The savings that don’t exist

Unfortunately, this is now under threat. If Labour’s candidate for London Mayor, Sadiq Khan, is elected, then he will prevent TfL from increasing fares over his four-year term. His team peg the cost of this at £450m in total (TfL disagree, and say it will cost £1.9bn). Khan says that he will fund by cutting costs and growing revenue without hurting services.

Some of the savings are reasonable: the current mayor has used TfL’s budget for vanity projects like the Emirates Air Line cable car and the “New Routemaster” bus. However, the cable car costs less than £5m per year, while everyone involved agrees the New Routemaster is over and TfL’s forward budget doesn’t include its cost.
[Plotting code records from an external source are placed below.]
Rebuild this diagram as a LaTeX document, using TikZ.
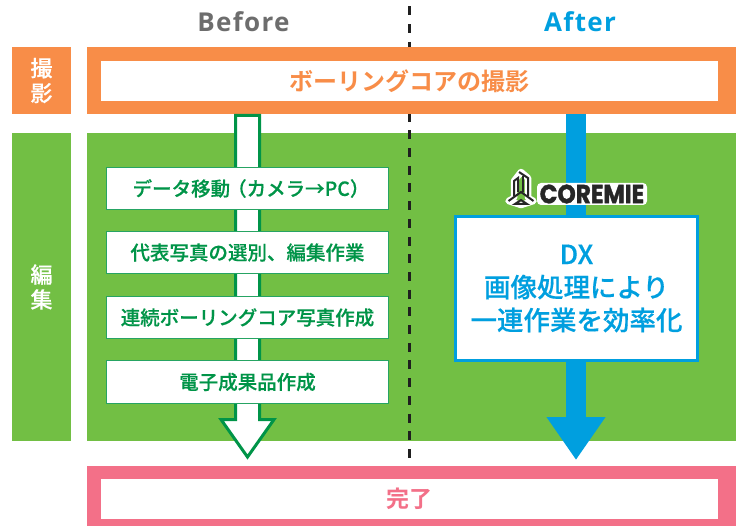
\documentclass[tikz,border=0pt]{standalone}
\usepackage{fontspec}
\setmainfont{Noto Sans CJK JP}[UprightFont=* Medium,BoldFont=* Bold]
\newfontfamily\semifont[UprightFont=* Medium,FakeBold=0.35]{Noto Sans CJK JP}
\newfontfamily\headfont[LetterSpace=5]{Open Sans}
\newfontfamily\logofont[FakeBold=1.5]{Poppins}
\usetikzlibrary{arrows.meta,calc}
\definecolor{shootorange}{HTML}{F88D48}
\definecolor{editgreen}{HTML}{72BF44}
\definecolor{darkgreen}{HTML}{009448}
\definecolor{dxblue}{HTML}{009FDF}
\definecolor{donepink}{HTML}{F37088}
\definecolor{headgray}{HTML}{6D6D6D}
\newcommand{\fsize}[1]{\fontsize{#1}{#1}\selectfont\bfseries}
\newcommand{\msize}[1]{\semifont\fontsize{#1}{#1}\selectfont}
\tikzstyle{panel}=[rectangle,inner sep=0pt,outer sep=0pt,text=white,align=center]
\tikzstyle{inbar}=[rectangle,fill=white,inner sep=0pt,outer sep=0pt,minimum width=617pt,minimum height=40pt]
\tikzstyle{task}=[rectangle,draw=darkgreen!85!white,fill=white,line width=1pt,inner sep=0pt,minimum width=282pt,minimum height=42pt,text=darkgreen,font=\msize{19.5}]
\tikzstyle{hollow}=[draw=darkgreen,fill=white,line width=3pt,miter limit=10]
\tikzstyle{solid}=[dxblue,line width=20pt]
\tikzstyle{logo}=[line width=2pt,draw=black!85]
\begin{document}
\begin{tikzpicture}[x=1pt,y=-1pt]
	\useasboundingbox (0,0) rectangle (736,526);
	\def \bx {247.5};
	\def \ax {576};

	% panels
	\node[panel, fill=shootorange, minimum width=59pt, minimum height=67pt, font=\msize{22}] (shootlab) at (41.5,80.5) {撮\\[3pt]影};
	\node[panel, fill=editgreen, minimum width=59pt, minimum height=308pt, font=\msize{22}] (editlab) at (41.5,287) {編\\[3pt]集};
	\node[panel, fill=editgreen, minimum width=649pt, minimum height=308pt] (edit) at (411.5,287) {};

	% divider
	\coordinate (divtop) at (409.3,6.5);
	\coordinate (divend) at (409.3,463);
	\draw[black!88, line width=3pt, dash pattern=on 9pt off 8.7pt] (divtop) -- (divend);

	\node[panel, fill=shootorange, minimum width=649pt, minimum height=67pt] (shootbar) at (411.5,80.5) {};
	\node[inbar, text=shootorange, font=\fsize{24}] (shoot) at (409.5,81) {ボーリングコアの撮影};
	\node[panel, fill=donepink, minimum width=649pt, minimum height=60pt] (donebar) at (411.5,496) {};
	\node[inbar, text=donepink, font=\fsize{23}] (done) at (409.5,499) {完了};

	\node[font=\headfont\fontsize{26}{26}\selectfont\bfseries, text=headgray] (before) at (243.5,22) {Before};
	\node[font=\headfont\fontsize{26}{26}\selectfont\bfseries, text=dxblue] (after) at (580,22) {After};

	% before arrow
	\coordinate (btop) at (\bx,115.5);
	\coordinate (btip) at (\bx,457);
	\draw[hollow] ($(btop)+(-12,0)$) -- ($(btop)+(12,0)$) -- ($(btip)+(12,-37.5)$) -- ($(btip)+(26.5,-37.5)$) -- (btip)
		-- ($(btip)+(-26.5,-37.5)$) -- ($(btip)+(-12,-37.5)$) -- cycle;

	\node[task] (t1) at (\bx,188.5) {\hspace*{7pt}データ移動\hspace{-3pt}（カメラ→PC）};
	\node[task] (t2) at (\bx,252.5) {代表写真の選別、編集作業};
	\node[task] (t3) at (\bx,317.5) {連続ボーリングコア写真作成};
	\node[task] (t4) at (\bx,382) {電子成果品作成};

	% after arrow
	\coordinate (atip) at (\ax,460);
	\draw[solid, -{Triangle[length=43pt,width=56pt]}] (shootbar.south -| atip) -- (atip);

	\node[rectangle, draw=dxblue, fill=white, line width=3pt, inner sep=0pt, minimum width=242pt, minimum height=144pt,
		text=dxblue, align=center, font=\semifont\fontsize{26.5}{33}\selectfont] (dx) at (576.5,288.5) {DX\\画像処理により\\一連作業を効率化};

	% logo
	\draw[white, line width=6.5pt, line cap=round, line join=round]
		(508.5,201) -- (514,198) -- (514,181) -- (521,172) -- (528,178) -- (528,198) -- (533.5,201) -- (521,205) -- cycle;
	\draw[logo] (508.5,201) -- (521,192) -- (533.5,201);
	\draw[logo] (515,204) -- (521,200) -- (527,204) -- cycle;
	\draw[logo] (514,196) -- (514,181) -- (518,178) -- (518,192);
	\draw[logo] (519,172) -- (528,178) -- (528,196);
	\draw[logo] (523,176) -- (523,192);
	\node[rectangle, fill=white, rounded corners=4pt, inner sep=0pt, minimum width=110pt, minimum height=22pt,
		font=\logofont\bfseries, text=black!85] (coremie) at (592,194) {\scalebox{1.08}[1.22]{\fontsize{21.5}{21.5}\selectfont COREMIE}};
\end{tikzpicture}
\end{document}
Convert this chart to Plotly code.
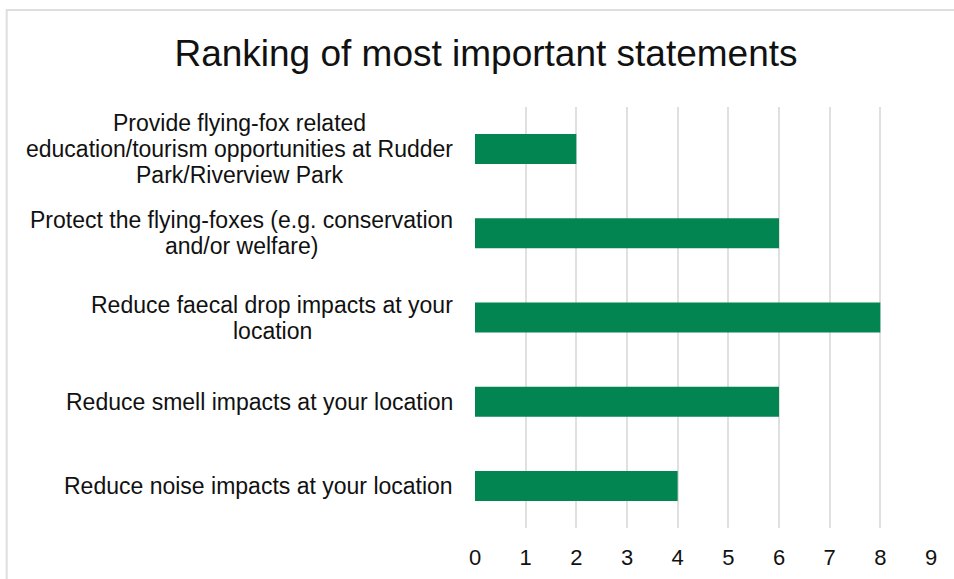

The rest of the list makes less sense. It includes a “crackdown” on the £61m notional cost of fare evasion, without considering the cost of new anti-fare-evasion measures (which are seldom financially worthwhile).

It also plans to “cut in half” the money TfL spends on consultants, while merging the Underground and surface transport engineering departments to cut costs. This is bold: even when such major restructurings are successful, four years is rarely long enough for returns to outstrip costs; and doing this without hiring consultants seems even riskier.

To raise revenue, Khan plans to let TfL tender to run trains overseas. This has worked well for Deutsche Bahn and Hong Kong’s MTR, and less well for France’s SNCF. If successful, which isn’t guaranteed, it will take several years to build this business: the fare cuts mean a cash shortage now.

The other plan to generate revenue will also bring in less immediate revenue than under an alternative plan. Khan says, “Tories want a fire sale of [TfL] land to developers… under my plan, we’ll retain ownership of the land but build… homes Londoners need”. This isn’t a bad idea – but it means less cash for TfL than if the land were sold.

A return to the old days?

In short, if Khan wins the mayoral election, he’ll be stuck with a commitment to impossible savings, and the Conservative Treasury won’t bail him out. This will leave him with three options.

The first is to drop the freeze and carry on as usual. The second is to maintain the freeze, but close services or even whole lines to make the books balance. The third is to maintain the freeze, keep services intact, but skimp on everything behind the scenes and hope the cracks don’t show before the next election.

As a politician, I’d choose option three. But as a transport writer, I’d note that it’s option three that led to the events in King’s Cross 30 years ago.